U.S. Stocks Retreat

U.S. stocks fell as dividend cuts triggered a sell-off in insurers and an unexpected drop in home sales dragged down industrial shares, overshadowing speculation that banks will pass the government’s so-called stress tests.
TradingEconomics.com, Bloomberg 2/25/2009 1:35:33 PM

Lincoln National Corp. tumbled 14 percent after reducing its payout by 95 percent, while Allstate Corp. lost 5.7 percent after cutting its in half. Caterpillar Inc. and Hovnanian Enterprises Inc. declined at least 3.8 percent as a Realtors group said sales of existing homes slid 5.3 percent in January to the lowest since 1997. Bank of America Corp. jumped 9.1 percent as Chief Executive Officer Kenneth Lewis said his bank will pass the government’s review of its balance sheet.

The S&P 500 slid 1.1 percent to 764.89 a day after rebounding from a 12-year low. The Dow Jones Industrial Average fell 80.05 points, or 1.1 percent, to 7,270.89. The Russell 2000 Index lost 2.7 percent. Almost four stocks fell for each that rose on the New York Stock Exchange.
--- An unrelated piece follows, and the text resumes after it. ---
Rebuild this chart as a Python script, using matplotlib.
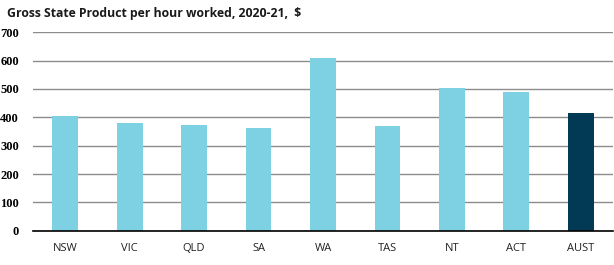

European stocks retreated as Ukraine’s credit rating was cut two levels by S&P a day after Latvia was downgraded to junk, spurring concern that the deteriorating credit outlook in Eastern Europe will deepen bank losses. U.S. stocks tumbled to their lows of the day as the National Association of Realtors said sales of existing homes fell last month to an annual rate of 4.49 million and the median price dropped 15 percent.

The S&P 500 jumped 4 percent yesterday to halt a six-day slide, the longest stretch of declines since October, after Federal Reserve Ben S. Bernanke said banks may not need to be nationalized. The benchmark index for U.S. equities is down 15 percent this year after losing 38 percent in 2008 for its biggest annual tumble since 1937.

Financial stocks dropped as much as 6.5 percent before paring losses and closing down 0.5 percent as a group after regulators provided details of their plans to review bank balance sheets. The group posted its biggest gain in a month yesterday with a 12 percent surge.